Maumee, OH- Historic Toledo suburb near the Battle of Fallen Timbers

In general I included in this evaluation the pre-WWII fabric between Anthony Wayne Trail and the Maumee River.

Maumee is the site of Gen. “Mad” Anthony Wayne’s final fort, Fort Deposit, built in Aug. 1794 on his way to the battle of Fallen Timbers. Shortly after the war of 1812 a town plat was laid out at the begin of the Maumee River rapids and within a decade, the Maumee was gaining recognition as a major trans-shipment point connecting Lake Erie and lands to the west. The town quickly reached 840 residents by 1840. Yet dreams of greatness began to fade in the 1850s, when ships too large to navigate the river were introduced for use and railroads began to replace water transport. The town stagnated and only grew to 1,856 residents by 1900. The City did start to see steady growth in the early 20th century growing to 3,100 by 1920 and 4,600 in 1940. But it took its integration into Toledo’s outer belt system to really propel its growth. Maumee reached 15,747 in 1970 and  has slowly lost residents since then.

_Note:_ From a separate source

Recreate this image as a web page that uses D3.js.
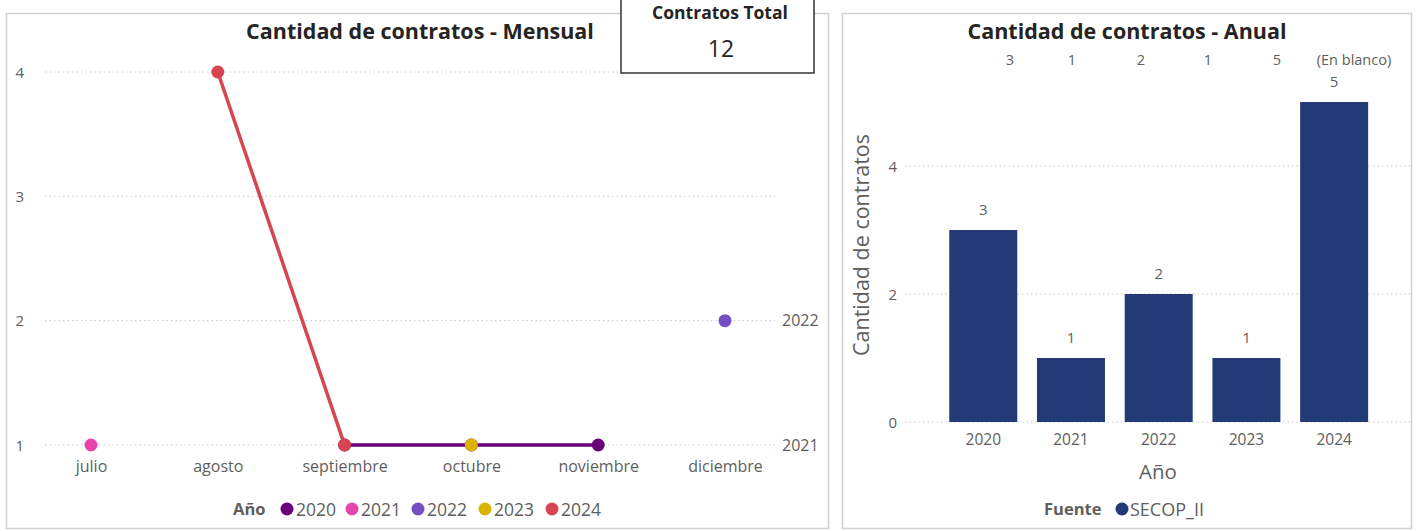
<!DOCTYPE html>
<html><head><meta charset="utf-8">
<script src="https://cdn.jsdelivr.net/npm/d3@7"></script>
<style>
body{margin:0;background:#fff;}
svg{display:block;font-family:"Open Sans",sans-serif;}
</style></head>
<body><svg id="c" width="1416" height="531"></svg>
<script>
// ---- Data ----
const months = ["julio","agosto","septiembre","octubre","noviembre","diciembre"];
const years = ["2020","2021","2022","2023","2024"];
const yearColors = ["#6B007B","#E645AB","#744EC2","#D9B300","#D64550"];
const monthly2020 = [null,null,1,1,1,null];
const monthly2021 = [1,null,null,null,null,null];
const monthly2022 = [null,null,null,null,null,2];
const monthly2023 = [null,null,null,1,null,null];
const monthly2024 = [null,4,1,null,null,null];
const monthlySeries = [monthly2020,monthly2021,monthly2022,monthly2023,monthly2024];
const monthlyTicks = [1,2,3,4];
const rightLabels = [{v:2,t:"2022"},{v:1,t:"2021"}];
const annualValues = [3,1,2,1,5];
const annualTicks = [0,2,4];
const topRowLabels = ["3","1","2","1","5","(En blanco)"];
const totalContracts = 12;

const svg = d3.select("#c");
const TXT = "#605E5C", DARK = "#252423";

// ---- Panels ----
svg.append("rect").attr("x",6.5).attr("y",13.5).attr("width",822).attr("height",515)
  .attr("fill","#fff").attr("stroke","#d0d0d0").attr("stroke-width",1.5);
svg.append("rect").attr("x",842.5).attr("y",13.5).attr("width",569).attr("height",515)
  .attr("fill","#fff").attr("stroke","#d0d0d0").attr("stroke-width",1.5);

// ---- Left chart ----
const x = d3.scalePoint().domain(months).range([91,725]);
const y = d3.scaleLinear().domain([1,4]).range([445,72]);

svg.append("text").attr("x",420).attr("y",39).attr("text-anchor","middle")
  .attr("font-size",21.5).attr("font-weight",700).attr("fill",DARK)
  .text("Cantidad de contratos - Mensual");

const gl = svg.append("g");
gl.selectAll("line.grid").data(monthlyTicks).join("line")
  .attr("x1",45).attr("x2",775).attr("y1",d=>y(d)).attr("y2",d=>y(d))
  .attr("stroke","#c8c8c8").attr("stroke-dasharray","1.5,3");
const ga = svg.append("g").attr("transform","translate(27,0)")
  .call(d3.axisLeft(y).tickValues(monthlyTicks).tickSize(0).tickFormat(d3.format("d")));
ga.select(".domain").remove();
ga.selectAll("text").attr("font-size",15).attr("fill",TXT).attr("font-family","Open Sans").attr("dy","0.35em");

const gx = svg.append("g").attr("transform","translate(0,458)").call(d3.axisBottom(x).tickSize(0));
gx.select(".domain").remove();
gx.selectAll("text").attr("font-size",16).attr("fill",TXT).attr("font-family","Open Sans").attr("dy","0.71em");

gl.selectAll("text.rl").data(rightLabels).join("text")
  .attr("x",782).attr("y",d=>y(d.v)).attr("dy","0.35em")
  .attr("font-size",16).attr("fill",TXT).text(d=>d.t);

const line = d3.line().defined(d=>d.v!==null).x(d=>x(d.m)).y(d=>y(d.v));
monthlySeries.forEach((s,i)=>{
  const pts = s.map((v,j)=>({m:months[j],v}));
  svg.append("path").datum(pts).attr("d",line).attr("fill","none")
    .attr("stroke",yearColors[i]).attr("stroke-width",3.5);
});
monthlySeries.forEach((s,i)=>{
  const pts = s.map((v,j)=>({m:months[j],v})).filter(d=>d.v!==null);
  svg.append("g").selectAll("circle").data(pts).join("circle")
    .attr("cx",d=>x(d.m)).attr("cy",d=>y(d.v)).attr("r",6.5)
    .attr("fill",yearColors[i]);
});

// legend left
const lg = svg.append("g");
lg.append("text").attr("x",233).attr("y",515).attr("font-size",16.5).attr("font-weight",700)
  .attr("fill",TXT).text("Año");
const legX = [287,352,418,485,552];
years.forEach((yr,i)=>{
  lg.append("circle").attr("cx",legX[i]).attr("cy",509).attr("r",6.5).attr("fill",yearColors[i]);
  lg.append("text").attr("x",legX[i]+9).attr("y",515.5).attr("font-size",17.5).attr("fill",TXT).text(yr);
});

// ---- Card ----
svg.append("rect").attr("x",621).attr("y",-1).attr("width",193).attr("height",74)
  .attr("fill","#fff").attr("stroke","#333").attr("stroke-width",1.5);
svg.append("text").attr("x",720).attr("y",19).attr("text-anchor","middle")
  .attr("font-size",17.5).attr("font-weight",700).attr("fill",DARK).text("Contratos Total");
svg.append("text").attr("x",721).attr("y",57).attr("text-anchor","middle")
  .attr("font-size",23).attr("fill",DARK).text(totalContracts);

// ---- Right chart ----
const xb = d3.scaleBand().domain(years).range([939.4,1378]).paddingInner(0.225).paddingOuter(0.1125);
const yb = d3.scaleLinear().domain([0,5]).range([422,102]);

svg.append("text").attr("x",1127).attr("y",39).attr("text-anchor","middle")
  .attr("font-size",21.5).attr("font-weight",700).attr("fill",DARK)
  .text("Cantidad de contratos - Anual");

const topX = [1010,1072,1141,1208,1277,1354];
svg.append("g").selectAll("text").data(topRowLabels).join("text")
  .attr("x",(d,i)=>topX[i]).attr("y",65).attr("text-anchor","middle")
  .attr("font-size",14.5).attr("fill",TXT).text(d=>d);

svg.append("g").selectAll("line").data(annualTicks).join("line")
  .attr("x1",905).attr("x2",1410).attr("y1",d=>yb(d)).attr("y2",d=>yb(d))
  .attr("stroke","#c8c8c8").attr("stroke-dasharray","1.5,3");

const gyb = svg.append("g").attr("transform","translate(900,0)")
  .call(d3.axisLeft(yb).tickValues(annualTicks).tickSize(0).tickFormat(d3.format("d")));
gyb.select(".domain").remove();
gyb.selectAll("text").attr("font-size",15).attr("fill",TXT).attr("font-family","Open Sans").attr("dy","0.35em");

svg.append("g").selectAll("rect").data(annualValues).join("rect")
  .attr("x",(d,i)=>xb(years[i])).attr("width",xb.bandwidth())
  .attr("y",d=>yb(d)).attr("height",d=>yb(0)-yb(d))
  .attr("fill","#223A75");

svg.append("g").selectAll("text").data(annualValues).join("text")
  .attr("x",(d,i)=>xb(years[i])+xb.bandwidth()/2).attr("y",d=>yb(d)-15)
  .attr("text-anchor","middle").attr("font-size",15).attr("fill",TXT).text(d=>d);

const gxb = svg.append("g").attr("transform","translate(0,431)")
  .call(d3.axisBottom(xb).tickSize(0));
gxb.select(".domain").remove();
gxb.selectAll("text").attr("font-size",15.5).attr("fill",TXT).attr("font-family","Open Sans").attr("dy","0.71em");

svg.append("text").attr("x",1158).attr("y",479).attr("text-anchor","middle")
  .attr("font-size",20.5).attr("fill",TXT).text("Año");
svg.append("text").attr("transform","translate(869,245) rotate(-90)").attr("text-anchor","middle")
  .attr("font-size",21.5).attr("fill",TXT).text("Cantidad de contratos");

svg.append("text").attr("x",1044).attr("y",515).attr("font-size",16.5).attr("font-weight",700)
  .attr("fill",TXT).text("Fuente");
svg.append("circle").attr("cx",1122).attr("cy",509).attr("r",6.5).attr("fill","#223A75");
svg.append("text").attr("x",1130).attr("y",515.5).attr("font-size",18).attr("fill",TXT).text("SECOP_II");
</script></body></html>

Similar to Perrysburg, Maumee has a compact main street running along a couple blocks Conant St. surrounded by several blocks of 19th century historic home. Its pre-WII fabric then sprawls out to the east more or less following the Maumee River. Central Maumee’s greatest assets are its park amenities, quality walkable schools, compact & attractive main street, tree canopy, and affordable for-sale housing. It lacks quality public transit and bike infrastructure, a central supermarket, racial diversity, and could use significantly more rental options and housing in general as Maumee’s density is very low.

Click here to view my Maumee album on Flickr


* ADA Curbs- Generally good but some spots without ADA current curbs and a couple spots without sidewalks.
* Generally good connectivity but plenty of dead ends and disconnected blocks.
* This is a very safe City and consistantly on the top of most safe cities in Ohio.
* Excellent generational diversity with a high % of households with kids. Decent economic diversity.
* Very attractive historic architecture in Dwtn and in the core residential areas.
* Overall very good tree canopy.
* Cultural amenities are modest including a couple restaurants & bars, several cafes & art galleries, the Historic Maumee Theater, and the Wolcott House musem.
* Also modest retail amenities including a drug store, a dollar store, a couple of boutiques, a couple home good stores, several banks, a florist, several dessert joints and gyms,  and a dwtn public library.
* Great park access including several small parks, the mediun size Tow Path Park and River walk, and the expansive Side Cut Metropark.
* Good walkable schools options including quality k-12 public school options and a Catholic grade school.
* Lots of affordable & modest for-sale hsg option including some 1-bed homes selling in the low 100ks, 2-bed selling anywhere btwn 100K- the low 300Ks, 3 & 4 beds btwn 150K-400K.


* Pretty poor transit access.
* Poor density. More in-line with a suburb.
* While there are limited transit options to Dwtn it is only a 18 minutes drive. One can bike it along River Road in about 50 mins.
* Some bike lanes connecting Dwtn to the metro parks but really nothing else bike infrastructurewise.
* Poor racial diversity.
* Some half decent urban infill along Conant St but plenty of crummy auto centric bldgs along Anthony Wayne Trail.
* No supermarket nor post office Dwtn.
* Rental hsg is modestly priced but very limited.